Selon Michael Benton, coauteur de l’étude et professeur à l’université de Bristol :
La fin du Paléozoïque est l’époque où les animaux ont commencé à vivre, à manger et à se reproduire entièrement sur terre. Ils sont devenus entièrement terrestres, colonisant de nouveaux habitats et exploitant de nouvelles ressources plus à l’intérieur des terres, loin des environnements aquatiques dont ils dépendaient auparavant. Nos résultats montrent comment les pressions sélectives exercées sur ces premiers animaux terrestres ont évolué au fur et à mesure qu’ils s’adaptaient à la vie sur terre, il est beaucoup plus difficile d’attraper un autre animal capable de se déplacer rapidement et d’atteindre des tailles plus importantes qu’un petit poisson ou un amphibien glissant.

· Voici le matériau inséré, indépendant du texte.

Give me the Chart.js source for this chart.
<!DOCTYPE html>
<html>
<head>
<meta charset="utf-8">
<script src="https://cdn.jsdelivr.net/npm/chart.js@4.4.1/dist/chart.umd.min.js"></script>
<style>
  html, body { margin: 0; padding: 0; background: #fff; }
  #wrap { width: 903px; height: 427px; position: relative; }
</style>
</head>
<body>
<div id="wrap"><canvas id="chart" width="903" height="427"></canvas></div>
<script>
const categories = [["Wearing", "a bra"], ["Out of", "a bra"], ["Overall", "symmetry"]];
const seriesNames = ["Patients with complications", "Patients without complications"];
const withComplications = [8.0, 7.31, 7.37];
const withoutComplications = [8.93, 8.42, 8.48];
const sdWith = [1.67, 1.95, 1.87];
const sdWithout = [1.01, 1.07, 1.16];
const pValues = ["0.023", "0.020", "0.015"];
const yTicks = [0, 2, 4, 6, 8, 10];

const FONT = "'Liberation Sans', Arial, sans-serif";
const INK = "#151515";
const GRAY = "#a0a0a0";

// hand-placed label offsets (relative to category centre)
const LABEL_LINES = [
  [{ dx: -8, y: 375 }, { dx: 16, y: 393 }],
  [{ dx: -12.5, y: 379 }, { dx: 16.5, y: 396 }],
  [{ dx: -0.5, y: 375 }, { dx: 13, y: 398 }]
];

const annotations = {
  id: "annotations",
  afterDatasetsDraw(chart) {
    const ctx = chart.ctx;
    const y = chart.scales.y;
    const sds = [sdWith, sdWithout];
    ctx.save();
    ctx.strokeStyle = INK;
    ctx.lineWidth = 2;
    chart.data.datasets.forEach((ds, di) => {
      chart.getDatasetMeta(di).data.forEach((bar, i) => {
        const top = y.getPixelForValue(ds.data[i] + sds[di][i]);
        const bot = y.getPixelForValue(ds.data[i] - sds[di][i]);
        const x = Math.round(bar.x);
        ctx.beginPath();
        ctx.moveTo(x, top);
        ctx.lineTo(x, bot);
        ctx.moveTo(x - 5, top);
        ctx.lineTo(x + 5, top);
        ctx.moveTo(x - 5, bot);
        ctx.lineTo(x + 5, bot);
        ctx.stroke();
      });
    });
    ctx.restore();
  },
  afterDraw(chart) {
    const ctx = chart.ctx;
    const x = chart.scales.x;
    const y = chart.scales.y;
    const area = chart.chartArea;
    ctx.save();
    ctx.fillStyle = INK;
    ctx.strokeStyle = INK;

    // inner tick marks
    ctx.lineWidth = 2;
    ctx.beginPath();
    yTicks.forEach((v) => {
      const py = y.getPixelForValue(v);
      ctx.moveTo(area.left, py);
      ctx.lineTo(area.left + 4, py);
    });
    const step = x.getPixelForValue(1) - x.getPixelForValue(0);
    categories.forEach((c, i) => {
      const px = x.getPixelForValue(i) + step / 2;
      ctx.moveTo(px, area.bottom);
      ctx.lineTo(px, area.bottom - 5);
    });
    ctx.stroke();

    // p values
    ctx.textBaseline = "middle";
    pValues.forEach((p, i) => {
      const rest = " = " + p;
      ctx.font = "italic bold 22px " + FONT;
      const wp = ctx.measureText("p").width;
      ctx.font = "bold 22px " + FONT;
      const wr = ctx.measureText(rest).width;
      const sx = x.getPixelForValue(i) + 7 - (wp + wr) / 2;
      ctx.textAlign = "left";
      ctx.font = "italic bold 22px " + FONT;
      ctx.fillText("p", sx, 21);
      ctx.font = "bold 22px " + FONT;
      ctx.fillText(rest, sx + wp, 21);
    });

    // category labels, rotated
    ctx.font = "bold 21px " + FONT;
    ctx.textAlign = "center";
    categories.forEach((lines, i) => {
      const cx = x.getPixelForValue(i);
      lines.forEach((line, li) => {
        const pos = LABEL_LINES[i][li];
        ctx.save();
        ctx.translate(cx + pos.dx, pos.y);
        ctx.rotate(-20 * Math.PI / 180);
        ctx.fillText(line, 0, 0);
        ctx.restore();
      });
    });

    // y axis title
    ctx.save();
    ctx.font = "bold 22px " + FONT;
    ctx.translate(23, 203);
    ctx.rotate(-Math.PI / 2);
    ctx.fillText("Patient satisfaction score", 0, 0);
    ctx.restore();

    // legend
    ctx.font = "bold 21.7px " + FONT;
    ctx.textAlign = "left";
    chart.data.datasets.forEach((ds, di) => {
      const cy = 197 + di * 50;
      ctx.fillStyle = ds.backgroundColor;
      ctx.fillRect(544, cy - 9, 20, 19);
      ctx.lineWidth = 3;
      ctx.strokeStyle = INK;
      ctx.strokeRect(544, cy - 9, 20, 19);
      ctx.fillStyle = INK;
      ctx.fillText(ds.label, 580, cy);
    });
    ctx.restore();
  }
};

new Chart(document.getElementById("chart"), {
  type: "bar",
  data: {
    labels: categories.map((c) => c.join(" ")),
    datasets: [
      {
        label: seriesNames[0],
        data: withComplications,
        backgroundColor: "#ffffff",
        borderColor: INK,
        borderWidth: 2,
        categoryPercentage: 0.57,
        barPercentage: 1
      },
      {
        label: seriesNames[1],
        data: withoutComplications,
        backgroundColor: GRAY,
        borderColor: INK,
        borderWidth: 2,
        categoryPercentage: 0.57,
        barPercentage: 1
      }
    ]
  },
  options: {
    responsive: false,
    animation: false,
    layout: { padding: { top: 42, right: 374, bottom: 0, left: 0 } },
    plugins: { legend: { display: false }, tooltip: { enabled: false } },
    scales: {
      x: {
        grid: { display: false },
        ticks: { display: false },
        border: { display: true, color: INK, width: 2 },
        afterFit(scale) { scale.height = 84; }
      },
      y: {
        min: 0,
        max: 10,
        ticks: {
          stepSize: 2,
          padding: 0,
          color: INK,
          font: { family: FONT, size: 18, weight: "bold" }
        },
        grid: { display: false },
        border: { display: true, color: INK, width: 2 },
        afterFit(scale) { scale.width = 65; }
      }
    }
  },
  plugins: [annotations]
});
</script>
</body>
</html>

Et selon Emily Rayfield, professeure à l’université de Bristol et coauteure de l’étude :
Les interactions entre prédateurs et proies sont un moteur important du comportement animal aujourd’hui. C’est donc quelque chose de voir cette influence à travers l’évolution anatomique sur des millions d’années, et de découvrir qu’elles sont potentiellement responsables de certains grands sauts dans notre propre histoire évolutive. Cette étude montre comment les paléontologues peuvent utiliser la relation entre la forme et la fonction pour explorer le mode de vie de différents animaux préhistoriques, ce qui peut nous en apprendre beaucoup sur l’évolution de la vie sur Terre.
L’étude publiée dans Communications Biology : Predatory synapsid ecomorphology signals growing dynamism of late Palaeozoic terrestrial ecosystems et présentée sur le site de l’Université de Bristol : Killer instinct drove evolution of mammals’ predatory ancestors.